C’est ainsi qu’elle rejoint une première petite banque privée suisse, puis la Banque Bonhôte, à Neuchâtel. Le cadre n’a rien d’un repli. C’est un recentrage. «Ici, le siège est à taille humaine. On agit vite. On se connaît. On avance et ceci nous permet de servir de manière unique nos clients.» Son moteur ? L’enthousiasme. Elle parle de cette émotion avec ferveur. «C’est la plus belle des émotions, parce qu’elle est positive et transmissible.» Elle aime chercher ce qui fait pétiller les yeux de ses collaborateurs. «Enthousiasme vient du grec entheos — l’inspiration divine. C’est quelque chose qu’on ne contrôle pas, mais qu’on ressent profondément.» Une énergie qu’elle cultive aussi hors du bureau. Deux fois par an, elle part observer des animaux endémiques dans leur habitat naturel, accompagnée de biologistes. «La nature me ressource. Elle m’apaise.» Elle a vu les ours polaires de l’Arctique, les gorilles d’Ouganda, les tigres d’Inde. L’Inde, justement, l’a bouleversée. Son premier voyage dans ce pays millénaire a bien failli être le dernier. «Les 48 premières heures, j’ai failli repartir.

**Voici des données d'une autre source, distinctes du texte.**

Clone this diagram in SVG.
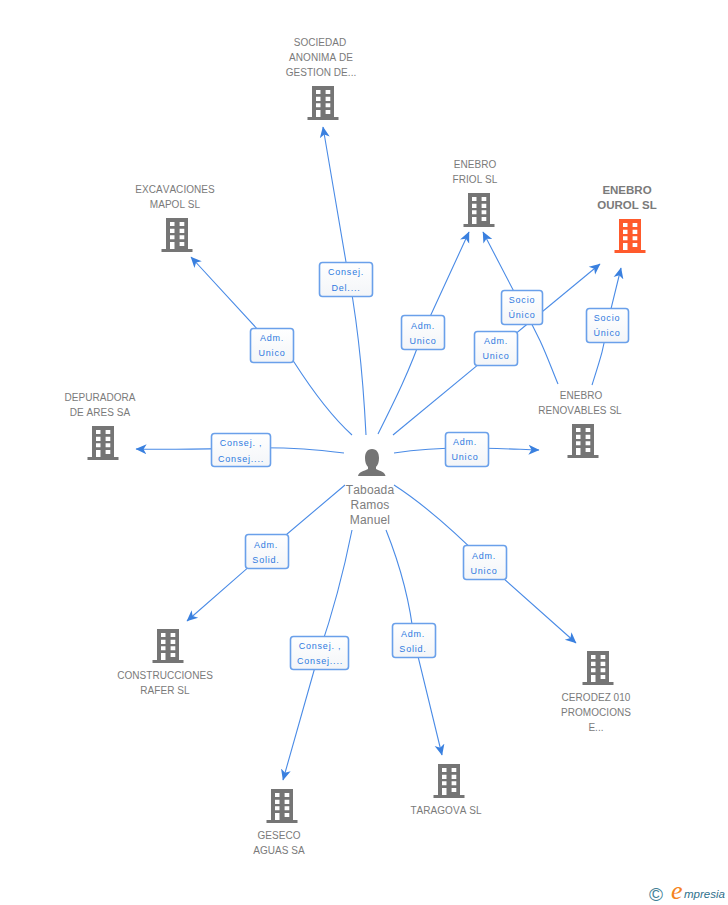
<svg xmlns="http://www.w3.org/2000/svg" width="728" height="905" viewBox="0 0 728 905">
<style>
text{font-family:"Liberation Sans",Arial,sans-serif;font-kerning:none}
.n{font-size:10px;letter-spacing:.05px;fill:#7a7a7a;text-anchor:middle}
.b{font-size:12px;letter-spacing:.15px;fill:#7d7d7d;text-anchor:middle}
.h{font-size:11.5px;font-weight:bold;fill:#7a7a7a;text-anchor:middle}
.l{font-size:9px;letter-spacing:.8px;fill:#2f7ae0;text-anchor:middle}
.c{fill:none;stroke:#4a8be6;stroke-width:1.1}
.r{fill:url(#bg);stroke:#6aa0ea;stroke-width:1.6}
</style>
<defs>
<linearGradient id="bg" x1="0" y1="0" x2="0" y2="1"><stop offset="0" stop-color="#ffffff"/><stop offset="1" stop-color="#f3f5f8"/></linearGradient>
<marker id="a" viewBox="0 0 12 12" refX="10.500" refY="6" markerWidth="12" markerHeight="12" markerUnits="userSpaceOnUse" orient="auto"><path d="M0 1 L11 6 L0 11 L3 6Z" fill="#3a80df"/></marker>
<g id="bld">
<path fill-rule="evenodd" d="M-11 0H11V31H15.500V34H-15.500V31H-11ZM-7 4V8H-2.500V4ZM2.600 4V8H7.300V4ZM-7 10.700V15H-2.500V10.700ZM2.600 10.700V15H7.300V10.700ZM-7 17.300V21.300H-2.500V17.300ZM2.600 17.300V21.300H7.300V17.300ZM-7 24V31H-2.500V24ZM2.600 24V28H7.300V24Z"/>
</g>
</defs>
<g id="connectors">
<path class="c" marker-end="url(#a)" d="M366 435C363 375 358 320 346 262L323 127"/>
<path class="c" marker-end="url(#a)" d="M352 435C330 415 310 387 294 362L272 345L191 257"/>
<path class="c" marker-end="url(#a)" d="M344 453C320 450 295 447 241 448C200 449 170 450 136 449"/>
<path class="c" marker-end="url(#a)" d="M378 434C395 400 410 370 423 332L469 232"/>
<path class="c" marker-end="url(#a)" d="M393 435L600 264"/>
<path class="c" marker-end="url(#a)" d="M558 384C548 360 542 340 522 307L483 232"/>
<path class="c" marker-end="url(#a)" d="M592 385C600 360 605 345 607 325L621 268"/>
<path class="c" marker-end="url(#a)" d="M394 453C420 449 440 448 467 448C490 448 510 449 539 450"/>
<path class="c" marker-end="url(#a)" d="M345 485L267 551L187 621"/>
<path class="c" marker-end="url(#a)" d="M352 530C343 575 332 615 319 653L283 780"/>
<path class="c" marker-end="url(#a)" d="M386 530C400 565 410 600 414 640L442 755"/>
<path class="c" marker-end="url(#a)" d="M394 485C425 505 455 532 485 562L576 643"/>
</g>
<g id="edge-labels">
<g><rect class="r" x="319.500" y="262.500" width="53" height="34" rx="3"/><text class="l" x="346" y="275">Consej.</text><text class="l" x="346" y="291">Del....</text></g>
<g><rect class="r" x="250.500" y="328.500" width="43" height="34" rx="3"/><text class="l" x="272" y="341">Adm.</text><text class="l" x="272" y="356">Unico</text></g>
<g><rect class="r" x="211.500" y="433.500" width="59" height="33" rx="3"/><text class="l" x="241" y="446">Consej. ,</text><text class="l" x="241" y="462">Consej....</text></g>
<g><rect class="r" x="401.500" y="315.500" width="43" height="34" rx="3"/><text class="l" x="423" y="329">Adm.</text><text class="l" x="423" y="344">Unico</text></g>
<g><rect class="r" x="474.500" y="331.500" width="43" height="34" rx="3"/><text class="l" x="496" y="344">Adm.</text><text class="l" x="496" y="359">Unico</text></g>
<g><rect class="r" x="501.500" y="290.500" width="41" height="34" rx="3"/><text class="l" x="522" y="303">Socio</text><text class="l" x="522" y="318">Único</text></g>
<g><rect class="r" x="586.500" y="308.500" width="42" height="34" rx="3"/><text class="l" x="607" y="321">Socio</text><text class="l" x="607" y="336">Único</text></g>
<g><rect class="r" x="445.500" y="432.500" width="43" height="34" rx="3"/><text class="l" x="465" y="445">Adm.</text><text class="l" x="465" y="460">Unico</text></g>
<g><rect class="r" x="245.500" y="534.500" width="43" height="34" rx="3"/><text class="l" x="266" y="548">Adm.</text><text class="l" x="266" y="563">Solid.</text></g>
<g><rect class="r" x="290.500" y="636.500" width="58" height="33" rx="3"/><text class="l" x="320" y="649">Consej. ,</text><text class="l" x="320" y="664">Consej....</text></g>
<g><rect class="r" x="392.500" y="623.500" width="43" height="34" rx="3"/><text class="l" x="413" y="637">Adm.</text><text class="l" x="413" y="652">Solid.</text></g>
<g><rect class="r" x="463.500" y="545.500" width="43" height="34" rx="3"/><text class="l" x="484" y="559">Adm.</text><text class="l" x="484" y="574">Unico</text></g>
</g>
<g id="person">
<path fill="#757575" d="M372 449C367 449 365 453 365 458C365 462 366 465 368 467V469C364 471 358.500 472 358 476H385.500C385 472 380 471 376 469V467C378 465 379 462 379 458C379 453 377 449 372 449Z"/>
<text class="b"><tspan x="370" y="494">Taboada</tspan><tspan x="370" y="509">Ramos</tspan><tspan x="370" y="524">Manuel</tspan></text>
</g>
<g id="sociedad"><text class="n"><tspan x="320" y="46">SOCIEDAD</tspan><tspan x="321" y="61">ANONIMA DE</tspan><tspan x="321" y="76">GESTION DE...</tspan></text><use href="#bld" x="323" y="86" fill="#757575"/></g>
<g id="excavaciones"><text class="n"><tspan x="175" y="193">EXCAVACIONES</tspan><tspan x="175" y="208">MAPOL SL</tspan></text><use href="#bld" x="177" y="218" fill="#757575"/></g>
<g id="friol"><text class="n"><tspan x="475" y="168">ENEBRO</tspan><tspan x="475" y="183">FRIOL SL</tspan></text><use href="#bld" x="479" y="193" fill="#757575"/></g>
<g id="ourol"><text class="h"><tspan x="627" y="194">ENEBRO</tspan><tspan x="627" y="209">OUROL SL</tspan></text><use href="#bld" x="630" y="219" fill="#ff5a2c"/></g>
<g id="depuradora"><text class="n"><tspan x="100" y="401">DEPURADORA</tspan><tspan x="100" y="416">DE ARES SA</tspan></text><use href="#bld" x="103" y="426" fill="#757575"/></g>
<g id="renovables"><text class="n"><tspan x="581" y="399">ENEBRO</tspan><tspan x="580" y="414">RENOVABLES SL</tspan></text><use href="#bld" x="583" y="424" fill="#757575"/></g>
<g id="construcciones"><use href="#bld" x="168" y="629" fill="#757575"/><text class="n"><tspan x="165" y="679">CONSTRUCCIONES</tspan><tspan x="165" y="694">RAFER SL</tspan></text></g>
<g id="cerodez"><use href="#bld" x="598" y="651" fill="#757575"/><text class="n"><tspan x="596" y="701">CERODEZ 010</tspan><tspan x="596" y="716">PROMOCIONS</tspan><tspan x="596" y="731">E...</tspan></text></g>
<g id="taragova"><use href="#bld" x="449" y="764" fill="#757575"/><text class="n" x="446" y="814">TARAGOVA SL</text></g>
<g id="geseco"><use href="#bld" x="282" y="789" fill="#757575"/><text class="n"><tspan x="279" y="839">GESECO</tspan><tspan x="279" y="854">AGUAS SA</tspan></text></g>
<g id="logo">
<text x="649" y="901" font-size="19" fill="#3f7f96">©</text>
<text x="671" y="899" font-size="26" font-style="italic" fill="#f58220" style="font-family:'Liberation Serif',serif">e</text>
<text x="684" y="898" font-size="11.500" font-style="italic" fill="#2f6f8c">mpresia</text>
</g>
</svg>
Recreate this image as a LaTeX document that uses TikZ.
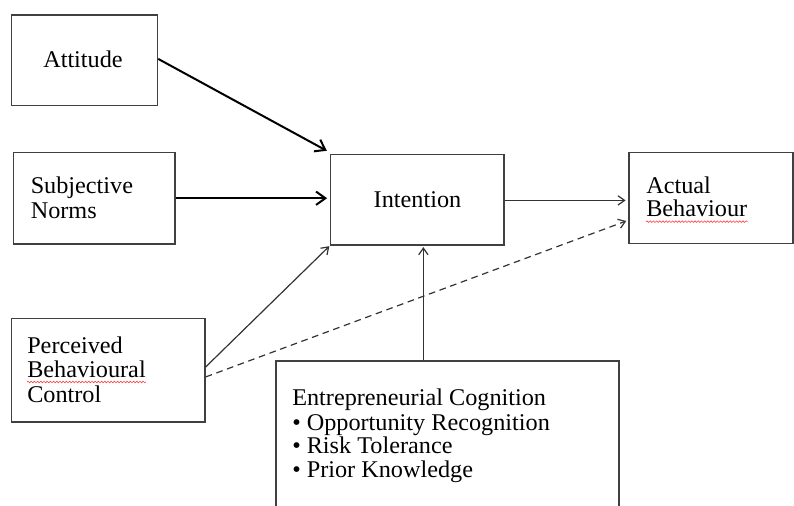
\documentclass[tikz,border=0pt]{standalone}
\usepackage{fontspec}
\setmainfont{Liberation Serif}[FakeStretch=1.01]
\usetikzlibrary{arrows.meta,fit,decorations.pathmorphing}
\definecolor{boxgray}{HTML}{404040}
\definecolor{linegray}{HTML}{333333}
\begin{document}
\begin{tikzpicture}[x=0.75pt,y=-0.75pt,
  box/.style={draw=boxgray,line width=1.1pt,inner sep=0pt},
  txt/.style={anchor=base west,inner sep=0pt,font=\fontsize{18}{22}\selectfont,text=black},
  thickarrow/.style={draw=black,line width=1.5pt,-{Straight Barb[length=7pt,width=10pt,line width=1.5pt]}},
  thinarrow/.style={draw=linegray,line width=0.9pt,-{Straight Barb[length=5pt,width=7pt,line width=0.9pt]}},
  dasharrow/.style={draw=linegray,line width=0.9pt,dash pattern=on 5pt off 3.5pt,-{Straight Barb[length=5pt,width=7pt,line width=0.9pt]}},
  spell/.style={draw=red!75,line width=0.45pt,decorate,decoration={snake,amplitude=0.6pt,segment length=2.4pt}}
]
\useasboundingbox (0,0) rectangle (794,506);
\clip (0,0) rectangle (794,506);

% boxes
\node[box,fit={(11.5,15) (157.5,105.5)}] (att) {};
\node[box,fit={(13.5,152.5) (175,244)}] (sn) {};
\node[box,fit={(11.5,318.5) (205,422)}] (pbc) {};
\node[box,fit={(330.5,154.5) (504,245)}] (int) {};
\node[box,fit={(629,152.5) (793,243.5)}] (ab) {};
\node[box,fit={(276,361) (619,530)}] (ec) {};

% texts
\node[txt] (tatt) at (43,68) {Attitude};
\node[txt] (tsn1) at (30.5,194) {Subjective};
\node[txt] (tsn2) at (30.5,219) {Norms};
\node[txt] (tpbc1) at (27,354) {Perceived};
\node[txt] (tpbc2) at (27,378) {Behavioural};
\node[txt] (tpbc3) at (27,403) {Control};
\node[txt,anchor=base] (tint) at (417.5,208) {Intention};
\node[txt] (tab1) at (646,194) {Actual};
\node[txt] (tab2) at (646,217) {Behaviour};
\node[txt] (tec1) at (292,406) {Entrepreneurial Cognition};
\node[txt] (tec2) at (292,431) {\textbullet\ Opportunity Recognition};
\node[txt] (tec3) at (292,454) {\textbullet\ Risk Tolerance};
\node[txt] (tec4) at (292,478) {\textbullet\ Prior Knowledge};

% spell-check underlines
\draw[spell] ([yshift=-3pt]tpbc2.base west) -- ([yshift=-3pt]tpbc2.base east);
\draw[spell] ([yshift=-3.5pt]tab2.base west) -- ([yshift=-3.5pt]tab2.base east);

% connectors
\coordinate (inttl) at ([shift={(-3,-3)}]int.north west);
\draw[thickarrow] ([yshift=1pt]att.east) -- (inttl);
\draw[thickarrow,shorten >=2pt] (sn.east) -- (sn.east -| int.west);
\draw[thinarrow,shorten >=0.5pt] ([yshift=2.5pt]pbc.east) -- (int.south west);
\coordinate (abin) at ([shift={(-2,23)}]ab.west);
\draw[dasharrow] ([yshift=-5pt]pbc.east) -- (abin);
\draw[thinarrow,shorten >=2pt] ([yshift=-0.5pt]int.east) -- ([yshift=-0.5pt]int.east -| ab.west);
\coordinate (ecin) at ([xshift=4.6pt]int.south);
\draw[thinarrow,shorten >=1pt] (ecin |- ec.north) -- (ecin);
\end{tikzpicture}
\end{document}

Trop chaud, trop épicé, trop intense. Le pays m’a résisté. Ou c’est moi qui lui ai résisté. Mais je ne voulais pas échouer.» Elle reste. Et découvre un pays bouleversant, humain, lumineux, qui devient un de ses lieux de cœur pour la vie. «Ce genre d’expérience vous fait découvrir les autres, mais surtout vous même.»
Très engagée, elle s’implique dans le volontariat de compétence, a siégé dans plusieurs conseils d’administration liés à la conservation ou à l’éducation, et rêve de lancer une fondation de mentoring couvrant tous les continents. «La transmission est essentielle. J’ai reçu, j’ai envie de redonner.» Pour elle, l’impact investing n’est pas une tendance, c’est un levier concret pour rééquilibrer le monde. «La finance peut orienter les flux vers ce qui compte vraiment.» Lorsqu’on la questionne sur la perte de vitesse actuelle du secteur, elle ne se démonte pas. «C’est normal. Toute transformation passe par une phase de scepticisme. Mais cela ne fait que renforcer ma conviction qu’il faut continuer. Après une phase de sélection naturelle, il y aura plus de clarté, de comparabilité et de traçabilité.» Sa citation préférée ? Une phrase d’Abraham Lincoln: It’s not the years in your life that count, it’s the life in your years. Et quelle vie. Pour illustrer le genre de personne qu’elle est fondamentalement, une anecdote finale résume parfaitement Kim-Andrée Potvin: à la fin de l’interview, elle m’a proposé qu’on se revoie. Pas pour parler d’elle, mais pour apprendre à me connaître, moi. Pour rétablir l’équilibre d’une nouvelle relation. C’est dire.